Fine Patterns
Printed at Spudnik Press, Chicago, IL
Screenprint
Edition of 10
2014
This book was made as an ephemeral memorial to Mill Creek Valley and the Pruitt-Igoe Housing Project in St. Louis, Missouri. Mill Creek Valley was a very poor neighborhood, rich in diversity and culture, that was destroyed as part of an "urban renewal" plan in 1959, displacing over 20,000 residents, 95% of whom were black. Some of those residents were relocated to the Pruitt-Igoe housing project, first occupied in 1954, which was infamously destroyed on live television in the mid-1970s.

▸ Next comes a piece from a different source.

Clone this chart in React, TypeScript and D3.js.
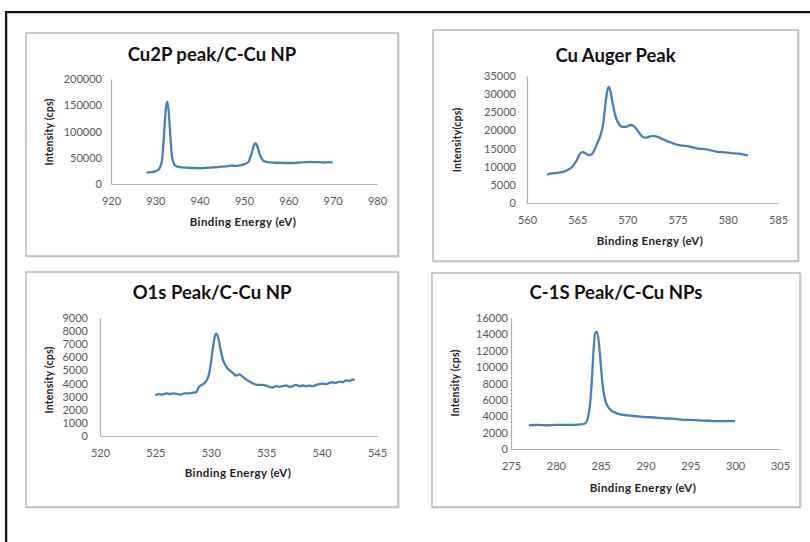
import React, { useRef, useEffect } from "react";
import * as d3 from "d3";

// Cu 2p spectrum
const cu2pEnergy = [928, 929, 930, 930.8, 931.5, 932, 932.4, 932.7, 933, 933.4, 933.8, 934.3, 935, 936, 937, 938, 939, 940, 941, 942, 943, 944, 945, 946, 947, 948, 949, 950, 951, 951.7, 952.3, 952.6, 953, 953.6, 954.3, 955, 956, 957, 958, 959, 960, 961, 962, 963, 964, 965, 966, 967, 968, 969, 970];
const cu2pCounts = [21500, 22500, 24000, 28000, 45000, 100000, 145000, 157000, 140000, 90000, 50000, 37000, 33000, 31500, 31000, 30500, 30500, 30000, 30500, 31000, 31500, 32000, 33000, 33500, 35000, 34500, 35500, 37500, 42000, 58000, 75000, 78000, 72000, 55000, 45000, 42000, 41000, 40500, 40500, 40000, 40000, 40000, 40500, 41000, 41500, 42000, 41500, 41500, 41000, 41500, 41000];

// Cu LMM Auger
const augerEnergy = [562, 562.3, 562.6, 563, 563.5, 564, 564.5, 564.9, 565.2, 565.5, 565.8, 566.1, 566.4, 566.7, 567, 567.3, 567.6, 567.8, 568, 568.15, 568.3, 568.5, 568.8, 569.1, 569.5, 569.9, 570.3, 570.6, 571, 571.4, 571.8, 572.2, 572.6, 573, 573.5, 574, 574.5, 575, 575.5, 576, 576.5, 577, 577.5, 578, 578.5, 579, 579.5, 580, 580.5, 581, 581.5, 582];
const augerCounts = [7800, 8100, 8200, 8300, 8500, 9000, 10000, 11500, 13200, 14000, 13800, 13200, 13300, 14500, 16500, 18500, 22000, 27000, 31000, 32000, 31000, 28000, 24000, 22000, 21000, 21000, 21500, 21300, 20000, 18500, 18000, 18300, 18500, 18200, 17600, 17000, 16500, 16000, 15800, 15700, 15300, 15000, 14900, 14700, 14400, 14100, 14000, 13900, 13700, 13600, 13400, 13100];

// O 1s
const o1sEnergy = [525, 525.3, 525.6, 526, 526.3, 526.6, 527, 527.3, 527.6, 528, 528.4, 528.7, 528.9, 529.2, 529.5, 529.8, 530, 530.2, 530.4, 530.5, 530.7, 530.9, 531.1, 531.4, 531.7, 532, 532.3, 532.6, 532.9, 533.2, 533.5, 533.8, 534.2, 534.6, 535, 535.3, 535.6, 535.9, 536.2, 536.5, 536.8, 537.1, 537.4, 537.7, 538, 538.3, 538.6, 538.9, 539.2, 539.5, 539.8, 540.1, 540.4, 540.7, 541, 541.3, 541.6, 541.9, 542.2, 542.5, 542.8, 543];
const o1sCounts = [3100, 3200, 3150, 3250, 3200, 3250, 3200, 3150, 3250, 3250, 3300, 3350, 3700, 3900, 4100, 4600, 5500, 6800, 7700, 7800, 7400, 6500, 5800, 5300, 5000, 4800, 4600, 4700, 4500, 4300, 4150, 4000, 3900, 3900, 3850, 3750, 3700, 3800, 3750, 3800, 3850, 3750, 3800, 3900, 3800, 3850, 3800, 3850, 3800, 3900, 3950, 4000, 3950, 4050, 4100, 4050, 4150, 4100, 4250, 4200, 4300, 4300];

// C 1s
const c1sEnergy = [277, 278, 279, 280, 281, 282, 282.8, 283.3, 283.7, 284, 284.2, 284.4, 284.6, 284.8, 285, 285.2, 285.5, 285.8, 286.2, 286.7, 287.3, 288, 289, 290, 291, 292, 293, 294, 295, 296, 297, 298, 299, 300];
const c1sCounts = [2900, 2950, 2900, 2950, 2950, 2950, 3000, 3150, 4500, 8000, 12000, 14200, 14300, 13000, 10500, 8000, 6000, 5200, 4700, 4400, 4200, 4100, 4000, 3900, 3850, 3750, 3700, 3600, 3550, 3500, 3450, 3400, 3400, 3400];

const panels = [
  { title: "Cu2P peak/C-Cu NP", yTitle: "Intensity (cps)", xs: cu2pEnergy, ys: cu2pCounts,
    xDom: [920, 980], xStep: 10, yDom: [0, 200000], yStep: 50000,
    box: [26, 33, 398, 256], px: [111, 377], py: [79, 184], titleY: 61, xTitle: [243, 226], yTitlePos: [49, 132], yPad: 9 },
  { title: "Cu Auger Peak", yTitle: "Intensity(cps)", xs: augerEnergy, ys: augerCounts,
    xDom: [560, 585], xStep: 5, yDom: [0, 35000], yStep: 5000,
    box: [433, 30, 798, 261], px: [527, 778], py: [76, 203], titleY: 62, xTitle: [650, 245], yTitlePos: [457, 140], yPad: 11 },
  { title: "O1s Peak/C-Cu NP", yTitle: "Intensity (cps)", xs: o1sEnergy, ys: o1sCounts,
    xDom: [520, 545], xStep: 5, yDom: [0, 9000], yStep: 1000,
    box: [26, 272, 398, 507], px: [100, 377], py: [318, 436], titleY: 299, xTitle: [238, 477], yTitlePos: [49, 380], yPad: 12 },
  { title: "C-1S Peak/C-Cu NPs", yTitle: "Intensity (cps)", xs: c1sEnergy, ys: c1sCounts,
    xDom: [275, 305], xStep: 5, yDom: [0, 16000], yStep: 2000,
    box: [432, 273, 800, 507], px: [511, 780], py: [318, 449], titleY: 299, xTitle: [643, 492], yTitlePos: [455, 383], yPad: 3 },
];

const font = "Lato, 'Open Sans', sans-serif";

const App = () => {
  const svgRef = useRef(null);

  useEffect(() => {
    const svg = d3.select(svgRef.current);
    svg.selectAll("*").remove();

    // outer frame
    svg.append("rect").attr("x", 7).attr("y", 13).attr("width", 820).attr("height", 560)
      .attr("fill", "none").attr("stroke", "#c8c8c8").attr("stroke-width", 2);
    svg.append("rect").attr("x", 6).attr("y", 12).attr("width", 820).attr("height", 560)
      .attr("fill", "none").attr("stroke", "#111").attr("stroke-width", 2);

    panels.forEach(p => {
      const [bx0, by0, bx1, by1] = p.box;
      svg.append("rect").attr("x", bx0 + 1).attr("y", by0 + 1).attr("width", bx1 - bx0).attr("height", by1 - by0)
        .attr("fill", "none").attr("stroke", "#e2e2e2").attr("stroke-width", 1.5);
      svg.append("rect").attr("x", bx0).attr("y", by0).attr("width", bx1 - bx0).attr("height", by1 - by0)
        .attr("fill", "white").attr("stroke", "#b8b8b8").attr("stroke-width", 1.5);

      const x = d3.scaleLinear().domain(p.xDom).range(p.px);
      const y = d3.scaleLinear().domain(p.yDom).range([p.py[1], p.py[0]]);

      const xAxis = d3.axisBottom(x).tickValues(d3.range(p.xDom[0], p.xDom[1] + 0.01, p.xStep))
        .tickSize(0).tickPadding(13).tickFormat(d3.format("d"));
      const yAxis = d3.axisLeft(y).tickValues(d3.range(p.yDom[0], p.yDom[1] + 0.01, p.yStep))
        .tickSize(0).tickPadding(p.yPad).tickFormat(d3.format("d"));

      const gx = svg.append("g").attr("transform", `translate(0,${p.py[1]})`).call(xAxis);
      const gy = svg.append("g").attr("transform", `translate(${p.px[0]},0)`).call(yAxis);
      [gx, gy].forEach(g => {
        g.select(".domain").attr("stroke", "#b0b0b0").attr("stroke-width", 1.2);
        g.selectAll("text").attr("fill", "#595959").style("font-family", font).style("font-size", "11px");
      });

      const line = d3.line().x((d, i) => x(p.xs[i])).y(d => y(d)).curve(d3.curveMonotoneX);
      svg.append("path").datum(p.ys).attr("d", line).attr("fill", "none")
        .attr("stroke", "#4a7ebb").attr("stroke-width", 2.3).attr("stroke-linejoin", "round");

      const cx = (bx0 + bx1) / 2;
      svg.append("text").attr("x", cx).attr("y", p.titleY).attr("text-anchor", "middle")
        .style("font-family", font).style("font-weight", "bold").style("font-size", "18.5px").attr("fill", "#111")
        .text(p.title);
      svg.append("text").attr("x", p.xTitle[0]).attr("y", p.xTitle[1]).attr("text-anchor", "middle")
        .style("font-family", font).style("font-weight", "bold").style("font-size", "11.5px")
        .style("letter-spacing", "0.4px").attr("fill", "#222")
        .text("Binding Energy (eV)");
      svg.append("text").attr("transform", `translate(${p.yTitlePos[0]},${p.yTitlePos[1]}) rotate(-90)`)
        .attr("text-anchor", "middle").attr("dy", "0.35em")
        .style("font-family", font).style("font-weight", "bold").style("font-size", "10.5px")
        .style("letter-spacing", "0.2px").attr("fill", "#222")
        .text(p.yTitle);
    });
  }, []);

  return (
    <svg ref={svgRef} width={810} height={542} style={{ position: "absolute", left: 0, top: 0, background: "white" }} />
  );
};

export default App;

In the artist book, I combine mid-century wall paper prints with text sourced from 1950s Popular Mechanics books. The words in the book, centered around making improvements, reference the ideals of white-centric urban renewal movements and white flight to the suburbs after World War II. The pairing of words like "Idyllic" with an outdated, western cowboy print or “Master Plan” with a print of a pastoral homestead are meant to be a tongue-in-cheek and ironic reflection on the true motives behind urban planning that has intentionally segregated cities in the United States.. The wallpaper patterns and the prints are all hand screen printed on paper.
In the special collections at Washington University in St. Louis.